── Data extract ──
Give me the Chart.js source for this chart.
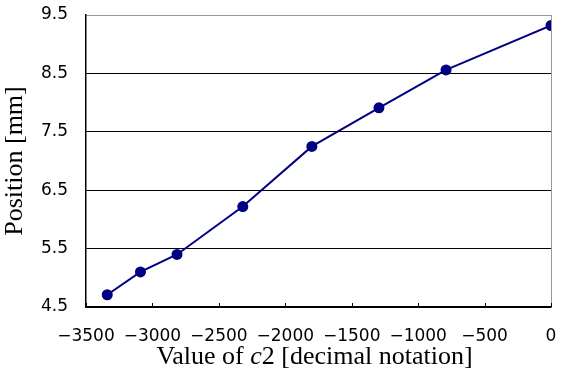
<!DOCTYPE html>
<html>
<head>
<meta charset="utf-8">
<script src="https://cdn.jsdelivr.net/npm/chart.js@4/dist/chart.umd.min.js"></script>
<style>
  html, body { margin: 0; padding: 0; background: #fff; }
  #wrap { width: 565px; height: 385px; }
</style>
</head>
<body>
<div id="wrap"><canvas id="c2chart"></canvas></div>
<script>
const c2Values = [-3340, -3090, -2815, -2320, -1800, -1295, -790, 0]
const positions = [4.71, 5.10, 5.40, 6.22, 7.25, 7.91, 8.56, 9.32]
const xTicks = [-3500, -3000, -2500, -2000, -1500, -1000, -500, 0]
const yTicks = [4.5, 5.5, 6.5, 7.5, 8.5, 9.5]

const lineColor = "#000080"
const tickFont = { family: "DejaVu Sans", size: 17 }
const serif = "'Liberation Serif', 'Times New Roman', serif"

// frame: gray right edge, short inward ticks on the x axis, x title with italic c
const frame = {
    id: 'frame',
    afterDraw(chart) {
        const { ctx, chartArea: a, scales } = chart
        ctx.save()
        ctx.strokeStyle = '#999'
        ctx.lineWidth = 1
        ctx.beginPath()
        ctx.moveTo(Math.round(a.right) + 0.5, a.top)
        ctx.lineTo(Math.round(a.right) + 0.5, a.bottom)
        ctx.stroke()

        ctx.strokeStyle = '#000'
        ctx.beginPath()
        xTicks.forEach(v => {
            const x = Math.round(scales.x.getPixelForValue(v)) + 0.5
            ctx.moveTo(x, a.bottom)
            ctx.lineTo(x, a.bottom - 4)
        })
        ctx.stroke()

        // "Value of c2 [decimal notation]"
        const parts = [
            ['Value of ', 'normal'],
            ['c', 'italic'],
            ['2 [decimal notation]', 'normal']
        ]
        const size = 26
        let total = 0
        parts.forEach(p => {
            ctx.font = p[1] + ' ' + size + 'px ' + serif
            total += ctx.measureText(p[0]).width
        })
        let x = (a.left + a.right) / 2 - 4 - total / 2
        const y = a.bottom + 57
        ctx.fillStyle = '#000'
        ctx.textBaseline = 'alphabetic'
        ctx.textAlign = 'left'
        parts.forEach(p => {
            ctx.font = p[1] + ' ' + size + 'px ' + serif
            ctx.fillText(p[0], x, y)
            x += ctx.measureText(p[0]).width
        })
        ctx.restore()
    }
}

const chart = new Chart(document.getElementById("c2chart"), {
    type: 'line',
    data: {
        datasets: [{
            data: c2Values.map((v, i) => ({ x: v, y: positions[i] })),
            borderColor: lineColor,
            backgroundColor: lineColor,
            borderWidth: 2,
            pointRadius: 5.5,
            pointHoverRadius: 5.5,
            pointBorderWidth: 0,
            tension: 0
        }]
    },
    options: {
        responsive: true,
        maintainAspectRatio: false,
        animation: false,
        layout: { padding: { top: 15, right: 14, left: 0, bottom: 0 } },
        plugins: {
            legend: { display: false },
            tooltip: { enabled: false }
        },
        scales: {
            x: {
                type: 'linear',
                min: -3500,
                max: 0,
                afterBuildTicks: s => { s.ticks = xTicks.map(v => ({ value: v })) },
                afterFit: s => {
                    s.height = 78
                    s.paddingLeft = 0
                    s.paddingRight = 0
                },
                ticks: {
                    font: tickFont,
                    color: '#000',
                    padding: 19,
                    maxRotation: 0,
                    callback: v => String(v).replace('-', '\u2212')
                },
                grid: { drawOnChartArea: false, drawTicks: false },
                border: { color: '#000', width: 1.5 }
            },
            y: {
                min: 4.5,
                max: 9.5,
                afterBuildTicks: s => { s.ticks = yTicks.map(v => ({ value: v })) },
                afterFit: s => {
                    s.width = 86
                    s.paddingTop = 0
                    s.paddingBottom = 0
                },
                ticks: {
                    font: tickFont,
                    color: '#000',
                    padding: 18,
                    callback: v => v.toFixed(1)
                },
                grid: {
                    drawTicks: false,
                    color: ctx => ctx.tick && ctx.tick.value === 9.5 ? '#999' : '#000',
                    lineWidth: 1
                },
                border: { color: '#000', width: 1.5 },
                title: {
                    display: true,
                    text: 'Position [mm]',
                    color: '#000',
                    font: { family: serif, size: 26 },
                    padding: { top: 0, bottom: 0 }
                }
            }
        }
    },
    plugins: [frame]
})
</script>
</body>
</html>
───
Set task = Extract all the data above exactly, excluding every picture.

The result =
Give me the Chart.js source for this chart.
<!DOCTYPE html>
<html>
<head>
<meta charset="utf-8">
<script src="https://cdn.jsdelivr.net/npm/chart.js@4/dist/chart.umd.min.js"></script>
<style>
  html, body { margin: 0; padding: 0; background: #fff; }
  #wrap { width: 565px; height: 385px; }
</style>
</head>
<body>
<div id="wrap"><canvas id="c2chart"></canvas></div>
<script>
const c2Values = [-3340, -3090, -2815, -2320, -1800, -1295, -790, 0]
const positions = [4.71, 5.10, 5.40, 6.22, 7.25, 7.91, 8.56, 9.32]
const xTicks = [-3500, -3000, -2500, -2000, -1500, -1000, -500, 0]
const yTicks = [4.5, 5.5, 6.5, 7.5, 8.5, 9.5]

const lineColor = "#000080"
const tickFont = { family: "DejaVu Sans", size: 17 }
const serif = "'Liberation Serif', 'Times New Roman', serif"

// frame: gray right edge, short inward ticks on the x axis, x title with italic c
const frame = {
    id: 'frame',
    afterDraw(chart) {
        const { ctx, chartArea: a, scales } = chart
        ctx.save()
        ctx.strokeStyle = '#999'
        ctx.lineWidth = 1
        ctx.beginPath()
        ctx.moveTo(Math.round(a.right) + 0.5, a.top)
        ctx.lineTo(Math.round(a.right) + 0.5, a.bottom)
        ctx.stroke()

        ctx.strokeStyle = '#000'
        ctx.beginPath()
        xTicks.forEach(v => {
            const x = Math.round(scales.x.getPixelForValue(v)) + 0.5
            ctx.moveTo(x, a.bottom)
            ctx.lineTo(x, a.bottom - 4)
        })
        ctx.stroke()

        // "Value of c2 [decimal notation]"
        const parts = [
            ['Value of ', 'normal'],
            ['c', 'italic'],
            ['2 [decimal notation]', 'normal']
        ]
        const size = 26
        let total = 0
        parts.forEach(p => {
            ctx.font = p[1] + ' ' + size + 'px ' + serif
            total += ctx.measureText(p[0]).width
        })
        let x = (a.left + a.right) / 2 - 4 - total / 2
        const y = a.bottom + 57
        ctx.fillStyle = '#000'
        ctx.textBaseline = 'alphabetic'
        ctx.textAlign = 'left'
        parts.forEach(p => {
            ctx.font = p[1] + ' ' + size + 'px ' + serif
            ctx.fillText(p[0], x, y)
            x += ctx.measureText(p[0]).width
        })
        ctx.restore()
    }
}

const chart = new Chart(document.getElementById("c2chart"), {
    type: 'line',
    data: {
        datasets: [{
            data: c2Values.map((v, i) => ({ x: v, y: positions[i] })),
            borderColor: lineColor,
            backgroundColor: lineColor,
            borderWidth: 2,
            pointRadius: 5.5,
            pointHoverRadius: 5.5,
            pointBorderWidth: 0,
            tension: 0
        }]
    },
    options: {
        responsive: true,
        maintainAspectRatio: false,
        animation: false,
        layout: { padding: { top: 15, right: 14, left: 0, bottom: 0 } },
        plugins: {
            legend: { display: false },
            tooltip: { enabled: false }
        },
        scales: {
            x: {
                type: 'linear',
                min: -3500,
                max: 0,
                afterBuildTicks: s => { s.ticks = xTicks.map(v => ({ value: v })) },
                afterFit: s => {
                    s.height = 78
                    s.paddingLeft = 0
                    s.paddingRight = 0
                },
                ticks: {
                    font: tickFont,
                    color: '#000',
                    padding: 19,
                    maxRotation: 0,
                    callback: v => String(v).replace('-', '\u2212')
                },
                grid: { drawOnChartArea: false, drawTicks: false },
                border: { color: '#000', width: 1.5 }
            },
            y: {
                min: 4.5,
                max: 9.5,
                afterBuildTicks: s => { s.ticks = yTicks.map(v => ({ value: v })) },
                afterFit: s => {
                    s.width = 86
                    s.paddingTop = 0
                    s.paddingBottom = 0
                },
                ticks: {
                    font: tickFont,
                    color: '#000',
                    padding: 18,
                    callback: v => v.toFixed(1)
                },
                grid: {
                    drawTicks: false,
                    color: ctx => ctx.tick && ctx.tick.value === 9.5 ? '#999' : '#000',
                    lineWidth: 1
                },
                border: { color: '#000', width: 1.5 },
                title: {
                    display: true,
                    text: 'Position [mm]',
                    color: '#000',
                    font: { family: serif, size: 26 },
                    padding: { top: 0, bottom: 0 }
                }
            }
        }
    },
    plugins: [frame]
})
</script>
</body>
</html>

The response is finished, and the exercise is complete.